Jevons Paradox: consumption of a resource may increase as a response to greater efficiency in its use.

Maintainability

  • Hyrum’s Law: with a sufficient number of users of an API, it does not matter what you promise in the contract: all observable behaviors of your system will be depended on by somebody.
  • There’s an old joke within Google that there are two ways of doing things: the one that’s deprecated, and the one that’s not yet ready.

Productivity

  •  Process inefficiencies and other software-development tasks tend to scale up slowly. Be careful about boiled-frog problems.
  •  Productivity metrics
    •  What result are you expecting and why?
    •  If the data supports your expected result, what action will be taken?
    •  If we get a negative result, will appropriate action be taken?
    •  Who is going to decide to take action on the result?  When?
  •  Goals, signals, and metrics
    •  Goal - the desired result.
    •  Signal - things you may want to know but may not be measurable.
    •  Metric - a proxy for a signal that is measurable.
  •  “I love deadlines.
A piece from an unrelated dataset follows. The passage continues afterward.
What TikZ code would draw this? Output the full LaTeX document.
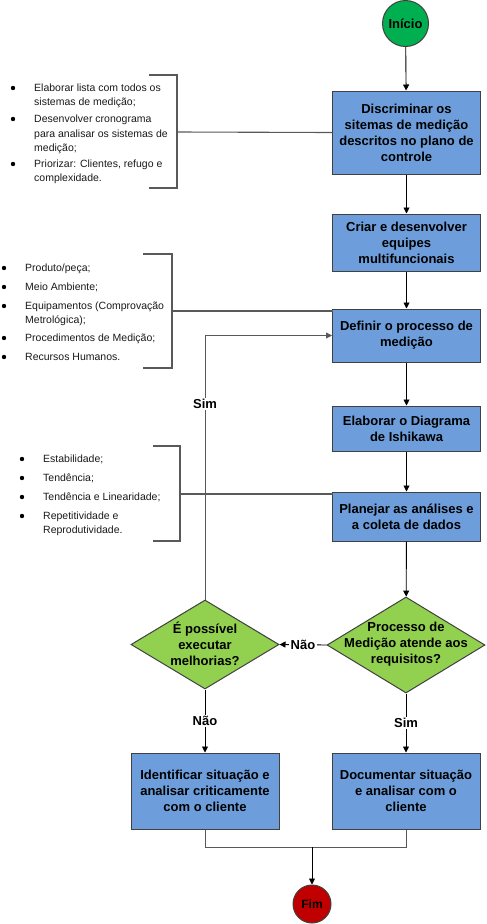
\documentclass[tikz,border=0pt]{standalone}
\usepackage{fontspec}
\setmainfont{Liberation Sans}
\usetikzlibrary{shapes.geometric,arrows.meta}
\definecolor{boxblue}{HTML}{6D9EDB}
\definecolor{dgreen}{HTML}{92D050}
\definecolor{sgreen}{HTML}{00B050}
\definecolor{fred}{HTML}{C00000}
\definecolor{edge}{HTML}{404040}
\definecolor{brk}{HTML}{595959}
\tikzset{
  procbox/.style={draw=edge,fill=boxblue,line width=1pt,minimum width=148pt,align=center,inner sep=0pt,
    font=\fontsize{13}{16}\selectfont\bfseries},
  decbox/.style={diamond,draw=edge,fill=dgreen,line width=1pt,inner sep=0pt},
  dectext/.style={align=center,inner sep=0pt,font=\fontsize{13}{16}\selectfont\bfseries},
  term/.style={circle,draw=edge,line width=1pt,inner sep=0pt,font=\fontsize{13}{16}\selectfont\bfseries},
  conn/.style={draw=black,line width=0.9pt,-{Triangle[length=6pt,width=6pt]}},
  plain/.style={draw=black,line width=0.9pt},
  bracket/.style={draw=brk,line width=1.1pt},
  lbl/.style={fill=white,inner sep=1.5pt,font=\fontsize{13}{16}\selectfont\bfseries},
  itemtext/.style={anchor=base west,inner sep=0pt,text=black!90,font=\fontsize{10.5}{14}\selectfont},
  dot/.style={fill=black}
}
\begin{document}
\begin{tikzpicture}[x=1pt,y=-1pt]
\useasboundingbox (0,0) rectangle (487,924);
% terminals
\node[term,fill=sgreen,minimum size=46pt] (start) at (405.5,23.5) {Início};
\node[term,fill=fred,minimum size=38pt,font=\fontsize{12}{14}\selectfont\bfseries] (fim) at (312,904) {Fim};
% process boxes
\node[procbox,minimum height=83pt] (b1) at (406.5,132.5) {Discriminar os\\sitemas de medição\\descritos no plano de\\controle};
\node[procbox,minimum height=57pt] (b2) at (406.5,242.5) {Criar e desenvolver\\equipes\\multifuncionais};
\node[procbox,minimum height=53pt] (b3) at (406.5,335.5) {Definir o processo de\\medição};
\node[procbox,minimum height=45pt] (b4) at (406.5,428.5) {Elaborar o Diagrama\\de Ishikawa};
\node[procbox,minimum height=49pt] (b5) at (406.5,516.5) {Planejar as análises e\\a coleta de dados};
\node[procbox,minimum height=76pt] (b6) at (205,791) {Identificar situação e\\analisar criticamente\\com o cliente};
\node[procbox,minimum height=76pt] (b7) at (406,791) {Documentar situação\\e analisar com o\\cliente};
% decisions
\node[decbox,minimum width=158pt,minimum height=96pt] (dR) at (406,645) {};
\node[dectext] (dRt) at (406,644) {Processo de\\Medição atende aos\\requisitos?};
\node[decbox,minimum width=148pt,minimum height=89pt] (dL) at (205,644.5) {};
\node[dectext] (dLt) at (205,644) {É possível\\executar\\melhorias?};
% main flow
\draw[conn] (start) -- (b1);
\draw[conn] (b1) -- (b2);
\draw[conn] (b2) -- (b3);
\draw[conn] (b3) -- (b4);
\draw[conn] (b4) -- (b5);
\draw[conn] (b5) -- (dR);
\draw[conn] (dR.west) -- (dL.east) node[lbl,midway] (nao1) {Não};
\draw[conn] (dR.south) -- (b7.north) node[lbl,pos=0.5] (sim2) {Sim};
\draw[conn] (dL.south) -- (b6.north) node[lbl,pos=0.5] (nao2) {Não};
\draw[conn,draw=brk] (dL.north) |- (b3.west) node[lbl,pos=0.37] (sim1) {Sim};
\coordinate (merge) at (312,847);
\draw[plain,draw=brk] (b6.south) |- (merge) -| (b7.south);
\draw[conn] (merge) -- (fim);
% bracket 1
\draw[bracket] (149,75) -- (177,75) -- (177,188) -- (149,188);
\draw[bracket] (177,132) -- (b1.west);
\foreach \yy in {88,119,164} \fill[dot] (13,\yy) circle (2.2pt);
\node[itemtext] (l1a1) at (34,91.5) {Elaborar lista com todos os};
\node[itemtext] (l1a2) at (34,105.5) {sistemas de medição;};
\node[itemtext] (l1b1) at (34,122.5) {Desenvolver cronograma};
\node[itemtext] (l1b2) at (34,137) {para analisar os sistemas de};
\node[itemtext] (l1b3) at (34,151) {medição;};
\node[itemtext] (l1c1) at (34,167.5) {Priorizar: Clientes, refugo e};
\node[itemtext] (l1c2) at (34,181.5) {complexidade.};
% bracket 2
\draw[bracket] (143,254) -- (172,254) -- (172,368) -- (143,368);
\coordinate (c2) at (333,311);
\draw[bracket] (172,311) -- (c2);
\foreach \yy in {268,287,306,338,357} \fill[dot] (4,\yy) circle (2.2pt);
\node[itemtext] (l2a) at (25,271.5) {Produto/peça;};
\node[itemtext] (l2b) at (25,290.5) {Meio Ambiente;};
\node[itemtext] (l2c1) at (25,309.5) {Equipamentos (Comprovação};
\node[itemtext] (l2c2) at (25,323.5) {Metrológica);};
\node[itemtext] (l2d) at (25,341.5) {Procedimentos de Medição;};
\node[itemtext] (l2e) at (25,360.5) {Recursos Humanos.};
% bracket 3
\draw[bracket] (153,446) -- (180,446) -- (180,541) -- (153,541);
\coordinate (c3) at (333,494);
\draw[bracket] (180,494) -- (c3);
\foreach \yy in {459,478,497,516} \fill[dot] (22,\yy) circle (2.2pt);
\node[itemtext] (l3a) at (43,462.5) {Estabilidade;};
\node[itemtext] (l3b) at (43,481.5) {Tendência;};
\node[itemtext] (l3c) at (43,500.5) {Tendência e Linearidade;};
\node[itemtext] (l3d1) at (43,519.5) {Repetitividade e};
\node[itemtext] (l3d2) at (43,533.5) {Reprodutividade.};
\end{tikzpicture}
\end{document}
I like the whooshing sound they make as they fly by.” Douglas Adams

Culture

The “googlyness rubric” is:
    •    Thrives in ambiguity
    •    Values feedback
    •    Challenges status quo
    •    Puts the user first
    •    Cares about the team
    •    Does the right thing

Usability

    •    Design for the user who will have the most difficulty using your product.

Comments

  1. Feedback sent to me privately: There's one thing I disagree strongly with him about: the idea that root-causes of social conflicts always reduces to {insert personal characteristics}. Usually it's the opposite: incentives. It's not about the person, it's about the role they're put in. Conflicting incentive structures explains almost all of the conflict you see in companies. And it's much more productive to work on that, on aligning incentives, rather than telling people to change who they are. Plus since it's structural, that kind of change survives personnel changes.